What to work on: Identify and reproduce every line holding the string "matplotlib".

Information shown:
****
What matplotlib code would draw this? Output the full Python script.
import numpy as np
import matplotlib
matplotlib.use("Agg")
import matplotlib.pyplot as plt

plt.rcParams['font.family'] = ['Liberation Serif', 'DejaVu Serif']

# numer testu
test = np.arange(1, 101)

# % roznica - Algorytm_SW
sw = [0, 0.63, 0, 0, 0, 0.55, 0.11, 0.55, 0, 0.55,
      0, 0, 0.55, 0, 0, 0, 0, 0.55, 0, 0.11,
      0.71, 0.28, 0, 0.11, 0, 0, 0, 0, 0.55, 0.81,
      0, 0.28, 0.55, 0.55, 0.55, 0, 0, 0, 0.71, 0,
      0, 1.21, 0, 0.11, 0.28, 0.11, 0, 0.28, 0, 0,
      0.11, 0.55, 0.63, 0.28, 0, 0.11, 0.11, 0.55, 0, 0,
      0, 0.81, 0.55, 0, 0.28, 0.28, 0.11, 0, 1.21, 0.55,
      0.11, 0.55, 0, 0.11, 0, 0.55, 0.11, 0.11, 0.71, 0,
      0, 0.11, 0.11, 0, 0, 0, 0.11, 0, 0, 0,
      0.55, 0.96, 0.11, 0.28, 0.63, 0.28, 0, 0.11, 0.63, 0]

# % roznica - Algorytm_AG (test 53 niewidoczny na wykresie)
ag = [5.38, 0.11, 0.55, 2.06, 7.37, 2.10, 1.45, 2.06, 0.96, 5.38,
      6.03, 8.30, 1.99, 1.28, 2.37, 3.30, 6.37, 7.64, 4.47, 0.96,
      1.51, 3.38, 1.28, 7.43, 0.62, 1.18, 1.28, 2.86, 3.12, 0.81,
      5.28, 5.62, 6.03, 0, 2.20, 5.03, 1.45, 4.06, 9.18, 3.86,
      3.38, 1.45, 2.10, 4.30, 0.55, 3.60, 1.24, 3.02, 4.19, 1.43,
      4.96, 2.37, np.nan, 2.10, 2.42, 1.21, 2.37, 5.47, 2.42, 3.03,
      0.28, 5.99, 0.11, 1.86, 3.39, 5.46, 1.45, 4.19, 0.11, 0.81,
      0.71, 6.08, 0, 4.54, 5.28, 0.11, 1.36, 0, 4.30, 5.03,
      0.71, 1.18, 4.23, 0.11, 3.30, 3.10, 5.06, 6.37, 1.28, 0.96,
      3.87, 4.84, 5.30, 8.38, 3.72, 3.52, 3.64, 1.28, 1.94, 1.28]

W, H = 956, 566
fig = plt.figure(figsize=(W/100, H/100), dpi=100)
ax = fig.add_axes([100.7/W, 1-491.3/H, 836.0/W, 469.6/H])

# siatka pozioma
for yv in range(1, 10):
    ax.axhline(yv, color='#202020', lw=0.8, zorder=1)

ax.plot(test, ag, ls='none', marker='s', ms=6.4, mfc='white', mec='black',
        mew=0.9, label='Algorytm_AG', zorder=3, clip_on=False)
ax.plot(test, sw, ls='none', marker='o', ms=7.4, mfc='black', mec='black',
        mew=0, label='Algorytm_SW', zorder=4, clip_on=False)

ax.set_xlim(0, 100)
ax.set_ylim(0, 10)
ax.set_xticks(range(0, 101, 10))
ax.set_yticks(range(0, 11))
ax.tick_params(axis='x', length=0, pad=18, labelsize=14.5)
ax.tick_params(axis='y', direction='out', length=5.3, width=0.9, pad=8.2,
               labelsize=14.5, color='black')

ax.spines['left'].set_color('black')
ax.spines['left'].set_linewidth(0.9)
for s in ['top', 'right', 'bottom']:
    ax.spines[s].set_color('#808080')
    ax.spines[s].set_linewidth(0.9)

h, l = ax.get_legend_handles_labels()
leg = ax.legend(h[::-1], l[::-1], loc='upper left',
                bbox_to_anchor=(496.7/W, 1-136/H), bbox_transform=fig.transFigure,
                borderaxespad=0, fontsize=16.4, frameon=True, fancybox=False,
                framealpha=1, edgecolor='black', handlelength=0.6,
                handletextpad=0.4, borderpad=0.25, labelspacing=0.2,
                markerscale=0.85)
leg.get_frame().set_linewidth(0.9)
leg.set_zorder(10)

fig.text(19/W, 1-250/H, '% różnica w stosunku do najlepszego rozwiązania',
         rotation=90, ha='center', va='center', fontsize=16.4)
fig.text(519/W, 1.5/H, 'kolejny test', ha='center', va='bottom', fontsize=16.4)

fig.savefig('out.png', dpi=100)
****
Correct output:
What matplotlib code would draw this? Output the full Python script.
import matplotlib
matplotlib.use("Agg")
import matplotlib.pyplot as plt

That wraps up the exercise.